WHAT NEEDS TO BE DONE
Do not copy the pictures. Write out the lines from the start of the entries through the line containing "var fmt = d3.format('d')".

Source code of charts
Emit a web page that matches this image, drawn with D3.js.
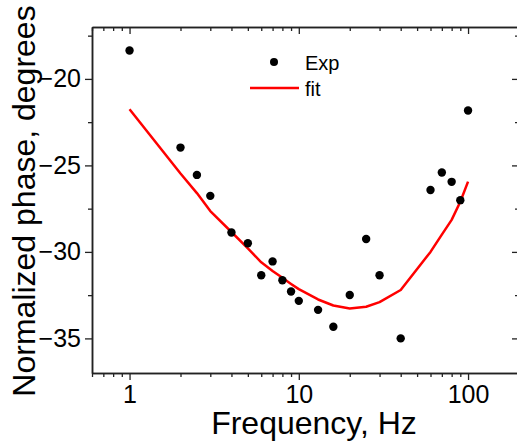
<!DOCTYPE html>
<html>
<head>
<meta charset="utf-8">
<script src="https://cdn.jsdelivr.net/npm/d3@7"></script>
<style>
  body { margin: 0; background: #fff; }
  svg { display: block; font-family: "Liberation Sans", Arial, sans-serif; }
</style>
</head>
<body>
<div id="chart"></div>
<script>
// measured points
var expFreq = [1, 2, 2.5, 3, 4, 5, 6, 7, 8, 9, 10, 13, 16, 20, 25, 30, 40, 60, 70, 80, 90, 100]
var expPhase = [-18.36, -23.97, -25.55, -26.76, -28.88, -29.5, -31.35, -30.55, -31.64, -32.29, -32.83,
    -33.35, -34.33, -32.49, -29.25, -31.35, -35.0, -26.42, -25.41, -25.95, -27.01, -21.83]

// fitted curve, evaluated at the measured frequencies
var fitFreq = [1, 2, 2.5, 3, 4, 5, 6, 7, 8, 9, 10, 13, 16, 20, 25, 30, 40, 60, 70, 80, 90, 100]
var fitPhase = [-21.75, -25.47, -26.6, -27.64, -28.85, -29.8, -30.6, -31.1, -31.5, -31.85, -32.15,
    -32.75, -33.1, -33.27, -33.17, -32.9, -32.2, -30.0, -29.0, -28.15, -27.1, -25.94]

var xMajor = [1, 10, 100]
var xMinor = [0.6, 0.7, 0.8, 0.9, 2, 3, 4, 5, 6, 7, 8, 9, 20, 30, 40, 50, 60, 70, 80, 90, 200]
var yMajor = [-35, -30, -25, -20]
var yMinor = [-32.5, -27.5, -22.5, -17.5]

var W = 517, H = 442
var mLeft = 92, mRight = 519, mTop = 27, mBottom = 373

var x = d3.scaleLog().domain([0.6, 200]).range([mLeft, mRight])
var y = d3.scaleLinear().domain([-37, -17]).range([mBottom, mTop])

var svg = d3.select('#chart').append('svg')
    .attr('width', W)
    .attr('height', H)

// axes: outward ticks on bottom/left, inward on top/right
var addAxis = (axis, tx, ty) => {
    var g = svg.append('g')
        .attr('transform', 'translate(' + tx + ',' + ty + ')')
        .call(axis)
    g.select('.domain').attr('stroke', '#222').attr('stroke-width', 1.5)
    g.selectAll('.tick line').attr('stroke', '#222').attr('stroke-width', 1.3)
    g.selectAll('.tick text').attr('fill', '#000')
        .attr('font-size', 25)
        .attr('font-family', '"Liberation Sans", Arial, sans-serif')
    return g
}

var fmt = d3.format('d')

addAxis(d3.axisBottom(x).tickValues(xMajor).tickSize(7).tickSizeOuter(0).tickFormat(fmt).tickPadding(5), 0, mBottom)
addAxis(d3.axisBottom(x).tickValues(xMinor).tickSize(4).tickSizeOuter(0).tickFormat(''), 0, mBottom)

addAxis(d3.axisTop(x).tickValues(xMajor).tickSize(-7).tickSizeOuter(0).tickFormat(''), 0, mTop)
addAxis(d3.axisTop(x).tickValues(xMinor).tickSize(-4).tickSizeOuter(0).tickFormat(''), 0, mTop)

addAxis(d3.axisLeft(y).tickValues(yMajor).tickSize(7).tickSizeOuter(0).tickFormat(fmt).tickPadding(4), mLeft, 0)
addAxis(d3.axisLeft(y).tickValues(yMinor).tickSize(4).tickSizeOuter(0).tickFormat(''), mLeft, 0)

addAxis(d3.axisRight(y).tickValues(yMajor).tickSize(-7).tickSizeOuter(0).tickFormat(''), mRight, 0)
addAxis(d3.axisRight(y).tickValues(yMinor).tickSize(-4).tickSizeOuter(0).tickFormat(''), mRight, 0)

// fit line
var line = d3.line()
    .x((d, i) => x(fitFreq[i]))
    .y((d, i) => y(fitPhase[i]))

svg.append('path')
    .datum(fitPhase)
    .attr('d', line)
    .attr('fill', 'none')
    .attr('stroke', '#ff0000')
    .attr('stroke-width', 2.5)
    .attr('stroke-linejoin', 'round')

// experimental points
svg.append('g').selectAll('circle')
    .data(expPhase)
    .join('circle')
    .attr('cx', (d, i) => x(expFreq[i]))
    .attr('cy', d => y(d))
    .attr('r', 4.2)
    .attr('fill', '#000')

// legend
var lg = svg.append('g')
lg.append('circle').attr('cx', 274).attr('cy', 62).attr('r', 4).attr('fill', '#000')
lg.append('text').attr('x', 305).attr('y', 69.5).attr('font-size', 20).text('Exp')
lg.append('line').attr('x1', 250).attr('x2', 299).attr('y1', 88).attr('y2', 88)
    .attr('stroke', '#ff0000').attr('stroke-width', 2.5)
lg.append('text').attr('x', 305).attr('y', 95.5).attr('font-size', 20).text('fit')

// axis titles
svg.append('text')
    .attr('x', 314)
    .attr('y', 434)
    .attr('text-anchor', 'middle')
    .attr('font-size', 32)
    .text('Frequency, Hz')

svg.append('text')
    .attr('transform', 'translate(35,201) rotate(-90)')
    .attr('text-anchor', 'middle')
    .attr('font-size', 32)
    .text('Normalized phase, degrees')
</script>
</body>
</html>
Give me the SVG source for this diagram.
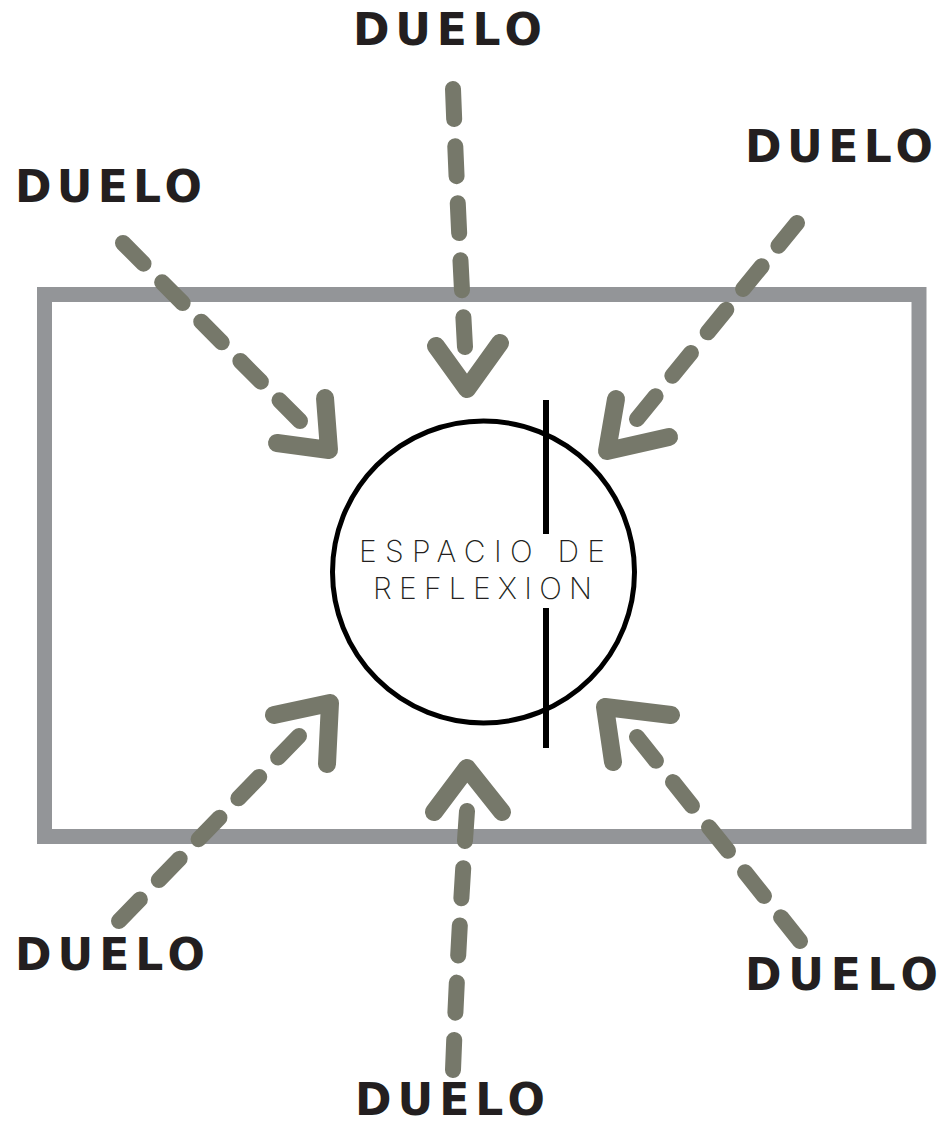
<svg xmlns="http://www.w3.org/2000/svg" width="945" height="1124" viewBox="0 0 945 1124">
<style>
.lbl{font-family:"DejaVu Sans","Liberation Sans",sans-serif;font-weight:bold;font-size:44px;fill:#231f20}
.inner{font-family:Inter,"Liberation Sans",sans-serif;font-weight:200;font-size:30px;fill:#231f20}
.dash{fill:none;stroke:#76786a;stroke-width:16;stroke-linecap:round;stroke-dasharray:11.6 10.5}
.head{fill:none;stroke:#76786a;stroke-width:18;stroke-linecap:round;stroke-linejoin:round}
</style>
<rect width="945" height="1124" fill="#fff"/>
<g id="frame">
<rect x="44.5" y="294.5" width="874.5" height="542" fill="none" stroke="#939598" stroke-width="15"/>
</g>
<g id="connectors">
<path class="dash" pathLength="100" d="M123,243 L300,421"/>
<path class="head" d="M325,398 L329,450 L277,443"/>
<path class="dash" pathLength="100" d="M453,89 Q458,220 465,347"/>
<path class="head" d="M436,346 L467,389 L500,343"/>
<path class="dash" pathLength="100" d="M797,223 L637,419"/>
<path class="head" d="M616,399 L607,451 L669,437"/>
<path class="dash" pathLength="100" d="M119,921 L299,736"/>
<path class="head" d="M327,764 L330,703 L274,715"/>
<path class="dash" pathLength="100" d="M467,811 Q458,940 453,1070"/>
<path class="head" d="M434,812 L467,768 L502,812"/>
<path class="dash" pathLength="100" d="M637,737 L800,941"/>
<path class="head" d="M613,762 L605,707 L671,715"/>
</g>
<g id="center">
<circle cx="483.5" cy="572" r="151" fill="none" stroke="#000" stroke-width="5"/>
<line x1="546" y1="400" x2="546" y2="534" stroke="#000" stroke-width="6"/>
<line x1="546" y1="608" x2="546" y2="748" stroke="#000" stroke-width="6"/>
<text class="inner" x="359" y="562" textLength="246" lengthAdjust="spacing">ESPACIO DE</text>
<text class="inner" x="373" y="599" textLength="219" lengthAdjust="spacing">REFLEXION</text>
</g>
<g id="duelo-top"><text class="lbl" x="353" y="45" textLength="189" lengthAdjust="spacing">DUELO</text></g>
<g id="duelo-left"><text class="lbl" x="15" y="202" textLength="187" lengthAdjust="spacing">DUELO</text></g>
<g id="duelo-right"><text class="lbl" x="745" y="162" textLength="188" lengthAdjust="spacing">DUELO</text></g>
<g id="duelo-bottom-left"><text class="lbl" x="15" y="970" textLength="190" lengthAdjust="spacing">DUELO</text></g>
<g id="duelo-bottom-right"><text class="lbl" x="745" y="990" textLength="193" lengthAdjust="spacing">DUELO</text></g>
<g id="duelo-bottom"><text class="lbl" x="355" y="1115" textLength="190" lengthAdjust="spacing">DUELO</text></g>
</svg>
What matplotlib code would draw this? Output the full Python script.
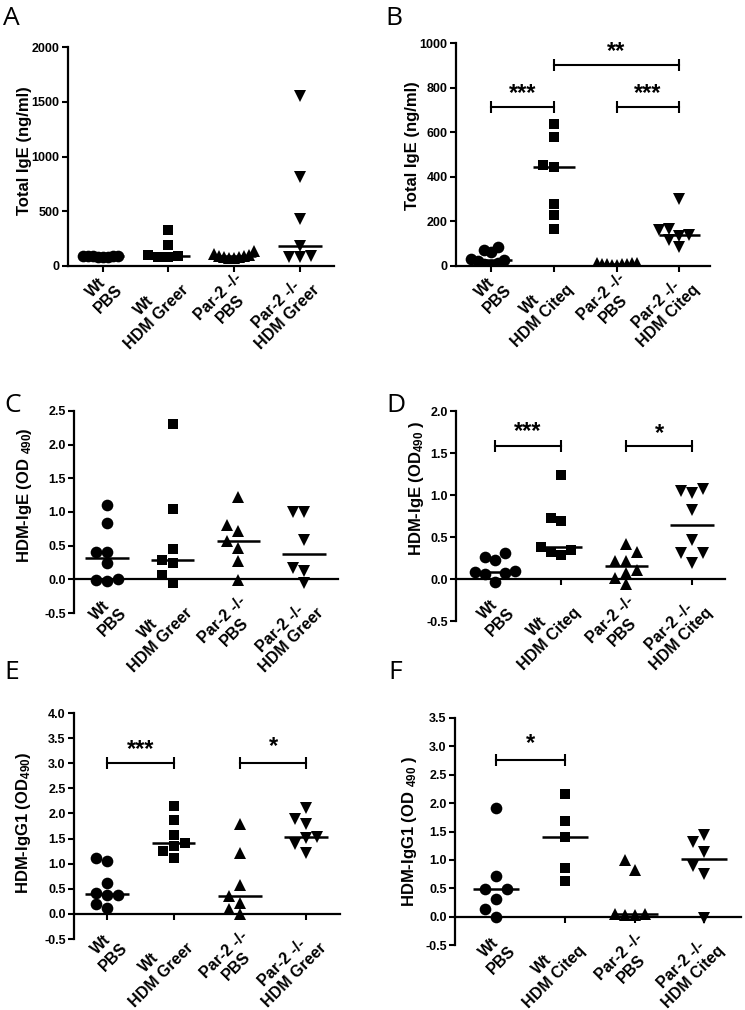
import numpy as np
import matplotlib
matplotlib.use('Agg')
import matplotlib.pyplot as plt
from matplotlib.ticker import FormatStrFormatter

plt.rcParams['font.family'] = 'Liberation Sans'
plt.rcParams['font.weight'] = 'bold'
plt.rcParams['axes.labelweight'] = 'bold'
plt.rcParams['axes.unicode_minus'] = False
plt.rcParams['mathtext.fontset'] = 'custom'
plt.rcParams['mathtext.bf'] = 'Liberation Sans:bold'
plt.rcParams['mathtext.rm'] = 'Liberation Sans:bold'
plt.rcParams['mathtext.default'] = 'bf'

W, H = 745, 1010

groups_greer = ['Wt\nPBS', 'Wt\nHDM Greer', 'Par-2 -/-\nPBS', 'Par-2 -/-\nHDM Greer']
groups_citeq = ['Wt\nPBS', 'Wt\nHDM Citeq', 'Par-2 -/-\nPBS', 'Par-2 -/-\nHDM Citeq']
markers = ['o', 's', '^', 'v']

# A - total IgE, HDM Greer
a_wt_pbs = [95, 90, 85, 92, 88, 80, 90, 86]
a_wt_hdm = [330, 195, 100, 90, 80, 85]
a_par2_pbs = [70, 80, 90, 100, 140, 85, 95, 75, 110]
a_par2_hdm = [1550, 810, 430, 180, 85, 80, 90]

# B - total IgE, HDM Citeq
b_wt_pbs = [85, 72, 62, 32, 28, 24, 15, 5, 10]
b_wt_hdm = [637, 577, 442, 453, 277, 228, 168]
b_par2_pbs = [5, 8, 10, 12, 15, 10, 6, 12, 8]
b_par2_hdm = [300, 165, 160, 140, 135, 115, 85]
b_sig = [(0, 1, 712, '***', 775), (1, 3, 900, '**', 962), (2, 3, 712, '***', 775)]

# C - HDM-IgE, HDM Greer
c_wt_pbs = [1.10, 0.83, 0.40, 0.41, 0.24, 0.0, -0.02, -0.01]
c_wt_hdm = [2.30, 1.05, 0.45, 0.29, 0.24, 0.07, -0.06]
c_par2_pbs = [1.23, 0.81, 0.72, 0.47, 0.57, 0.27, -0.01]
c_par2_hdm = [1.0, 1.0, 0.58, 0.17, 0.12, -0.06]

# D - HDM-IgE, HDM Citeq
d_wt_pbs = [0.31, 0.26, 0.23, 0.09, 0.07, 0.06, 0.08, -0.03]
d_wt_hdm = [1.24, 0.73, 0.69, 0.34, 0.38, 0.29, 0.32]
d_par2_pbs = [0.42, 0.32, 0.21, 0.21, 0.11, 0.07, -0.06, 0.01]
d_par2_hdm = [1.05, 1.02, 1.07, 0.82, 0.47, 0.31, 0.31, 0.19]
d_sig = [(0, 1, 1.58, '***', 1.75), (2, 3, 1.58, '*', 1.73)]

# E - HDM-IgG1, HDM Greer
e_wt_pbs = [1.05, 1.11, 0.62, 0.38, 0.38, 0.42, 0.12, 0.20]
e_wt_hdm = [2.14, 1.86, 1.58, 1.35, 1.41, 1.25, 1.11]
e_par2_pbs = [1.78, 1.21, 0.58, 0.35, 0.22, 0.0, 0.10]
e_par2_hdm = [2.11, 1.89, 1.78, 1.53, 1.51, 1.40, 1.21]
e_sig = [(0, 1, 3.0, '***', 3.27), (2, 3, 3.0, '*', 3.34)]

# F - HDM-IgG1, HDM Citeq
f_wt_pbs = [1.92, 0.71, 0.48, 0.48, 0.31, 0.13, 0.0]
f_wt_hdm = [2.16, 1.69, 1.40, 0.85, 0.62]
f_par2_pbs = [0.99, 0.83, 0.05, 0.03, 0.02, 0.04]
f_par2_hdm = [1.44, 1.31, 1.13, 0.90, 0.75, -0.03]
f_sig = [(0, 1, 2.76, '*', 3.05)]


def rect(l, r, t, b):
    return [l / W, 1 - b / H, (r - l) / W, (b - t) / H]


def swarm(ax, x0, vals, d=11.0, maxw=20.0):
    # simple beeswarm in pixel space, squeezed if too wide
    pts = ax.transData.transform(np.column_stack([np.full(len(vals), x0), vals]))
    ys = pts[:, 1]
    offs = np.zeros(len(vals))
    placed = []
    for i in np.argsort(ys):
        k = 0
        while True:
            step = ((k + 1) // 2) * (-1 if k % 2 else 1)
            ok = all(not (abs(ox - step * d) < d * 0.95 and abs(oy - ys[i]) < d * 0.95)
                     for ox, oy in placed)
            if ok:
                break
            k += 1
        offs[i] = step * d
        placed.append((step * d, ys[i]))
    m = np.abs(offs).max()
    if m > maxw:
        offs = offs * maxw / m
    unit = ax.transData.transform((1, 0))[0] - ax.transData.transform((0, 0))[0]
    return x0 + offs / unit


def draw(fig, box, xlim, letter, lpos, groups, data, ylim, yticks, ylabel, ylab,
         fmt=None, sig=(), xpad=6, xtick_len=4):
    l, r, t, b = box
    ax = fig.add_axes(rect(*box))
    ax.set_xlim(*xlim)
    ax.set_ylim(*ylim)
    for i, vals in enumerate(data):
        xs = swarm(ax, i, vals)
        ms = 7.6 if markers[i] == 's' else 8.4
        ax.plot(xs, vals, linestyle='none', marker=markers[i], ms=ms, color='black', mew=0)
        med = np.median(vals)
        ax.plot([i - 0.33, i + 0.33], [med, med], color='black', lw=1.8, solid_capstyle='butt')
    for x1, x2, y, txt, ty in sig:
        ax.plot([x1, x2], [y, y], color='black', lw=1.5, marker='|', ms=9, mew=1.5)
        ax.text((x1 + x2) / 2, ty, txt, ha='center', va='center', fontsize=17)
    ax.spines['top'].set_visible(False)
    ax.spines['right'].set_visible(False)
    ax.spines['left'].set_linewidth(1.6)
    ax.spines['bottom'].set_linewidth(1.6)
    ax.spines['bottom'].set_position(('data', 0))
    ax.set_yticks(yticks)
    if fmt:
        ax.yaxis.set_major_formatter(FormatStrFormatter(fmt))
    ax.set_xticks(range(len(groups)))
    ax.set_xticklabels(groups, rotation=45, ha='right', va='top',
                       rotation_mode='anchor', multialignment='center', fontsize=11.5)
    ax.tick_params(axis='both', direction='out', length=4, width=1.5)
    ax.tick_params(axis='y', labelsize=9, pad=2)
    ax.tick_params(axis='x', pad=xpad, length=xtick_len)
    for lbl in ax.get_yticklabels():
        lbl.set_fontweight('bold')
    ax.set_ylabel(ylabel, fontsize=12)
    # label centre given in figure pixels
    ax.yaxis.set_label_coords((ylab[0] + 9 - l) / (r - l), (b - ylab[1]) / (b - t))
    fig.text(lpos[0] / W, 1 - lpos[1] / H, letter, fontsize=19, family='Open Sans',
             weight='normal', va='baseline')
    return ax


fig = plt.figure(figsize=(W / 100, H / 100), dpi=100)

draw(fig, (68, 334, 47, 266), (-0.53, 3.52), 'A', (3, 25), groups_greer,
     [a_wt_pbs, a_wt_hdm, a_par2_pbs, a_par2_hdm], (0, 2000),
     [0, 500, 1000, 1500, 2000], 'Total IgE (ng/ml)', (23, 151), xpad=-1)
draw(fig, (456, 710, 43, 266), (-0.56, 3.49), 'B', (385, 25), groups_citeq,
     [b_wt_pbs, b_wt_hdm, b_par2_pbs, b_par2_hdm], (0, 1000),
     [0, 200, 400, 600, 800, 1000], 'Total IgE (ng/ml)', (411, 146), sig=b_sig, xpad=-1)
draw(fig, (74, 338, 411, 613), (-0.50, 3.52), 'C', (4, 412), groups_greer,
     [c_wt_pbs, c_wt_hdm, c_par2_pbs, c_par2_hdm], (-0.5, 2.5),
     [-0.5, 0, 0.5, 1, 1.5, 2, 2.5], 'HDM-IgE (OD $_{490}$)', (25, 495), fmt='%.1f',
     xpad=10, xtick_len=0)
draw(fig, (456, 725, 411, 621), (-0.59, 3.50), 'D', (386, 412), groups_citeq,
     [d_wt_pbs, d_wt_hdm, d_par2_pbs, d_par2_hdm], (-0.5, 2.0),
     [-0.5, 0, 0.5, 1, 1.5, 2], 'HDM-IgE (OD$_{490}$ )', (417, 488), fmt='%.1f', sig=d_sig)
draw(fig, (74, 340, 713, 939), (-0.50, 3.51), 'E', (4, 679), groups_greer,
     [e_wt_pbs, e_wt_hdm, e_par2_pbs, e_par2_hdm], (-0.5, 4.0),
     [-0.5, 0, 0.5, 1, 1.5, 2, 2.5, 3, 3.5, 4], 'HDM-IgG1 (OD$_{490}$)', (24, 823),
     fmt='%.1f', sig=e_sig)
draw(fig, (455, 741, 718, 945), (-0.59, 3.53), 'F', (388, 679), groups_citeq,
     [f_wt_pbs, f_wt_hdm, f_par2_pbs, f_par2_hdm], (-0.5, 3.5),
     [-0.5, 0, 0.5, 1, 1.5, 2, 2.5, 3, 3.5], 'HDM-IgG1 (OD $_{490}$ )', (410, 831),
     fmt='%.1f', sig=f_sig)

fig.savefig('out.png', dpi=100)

SOLVED PROBLEM
Emit a web page that matches this image, drawn with D3.js.
<!DOCTYPE html>
<html>
<head>
<meta charset="utf-8">
<script src="https://cdn.jsdelivr.net/npm/d3@7"></script>
<style>
  body { margin: 0; background: #fff; }
  svg { display: block; font-family: "Liberation Sans", Arial, sans-serif; }
</style>
</head>
<body>
<div id="chart"></div>
<script>
// measured points
var expFreq = [1, 2, 2.5, 3, 4, 5, 6, 7, 8, 9, 10, 13, 16, 20, 25, 30, 40, 60, 70, 80, 90, 100]
var expPhase = [-18.36, -23.97, -25.55, -26.76, -28.88, -29.5, -31.35, -30.55, -31.64, -32.29, -32.83,
    -33.35, -34.33, -32.49, -29.25, -31.35, -35.0, -26.42, -25.41, -25.95, -27.01, -21.83]

// fitted curve, evaluated at the measured frequencies
var fitFreq = [1, 2, 2.5, 3, 4, 5, 6, 7, 8, 9, 10, 13, 16, 20, 25, 30, 40, 60, 70, 80, 90, 100]
var fitPhase = [-21.75, -25.47, -26.6, -27.64, -28.85, -29.8, -30.6, -31.1, -31.5, -31.85, -32.15,
    -32.75, -33.1, -33.27, -33.17, -32.9, -32.2, -30.0, -29.0, -28.15, -27.1, -25.94]

var xMajor = [1, 10, 100]
var xMinor = [0.6, 0.7, 0.8, 0.9, 2, 3, 4, 5, 6, 7, 8, 9, 20, 30, 40, 50, 60, 70, 80, 90, 200]
var yMajor = [-35, -30, -25, -20]
var yMinor = [-32.5, -27.5, -22.5, -17.5]

var W = 517, H = 442
var mLeft = 92, mRight = 519, mTop = 27, mBottom = 373

var x = d3.scaleLog().domain([0.6, 200]).range([mLeft, mRight])
var y = d3.scaleLinear().domain([-37, -17]).range([mBottom, mTop])

var svg = d3.select('#chart').append('svg')
    .attr('width', W)
    .attr('height', H)

// axes: outward ticks on bottom/left, inward on top/right
var addAxis = (axis, tx, ty) => {
    var g = svg.append('g')
        .attr('transform', 'translate(' + tx + ',' + ty + ')')
        .call(axis)
    g.select('.domain').attr('stroke', '#222').attr('stroke-width', 1.5)
    g.selectAll('.tick line').attr('stroke', '#222').attr('stroke-width', 1.3)
    g.selectAll('.tick text').attr('fill', '#000')
        .attr('font-size', 25)
        .attr('font-family', '"Liberation Sans", Arial, sans-serif')
    return g
}

var fmt = d3.format('d')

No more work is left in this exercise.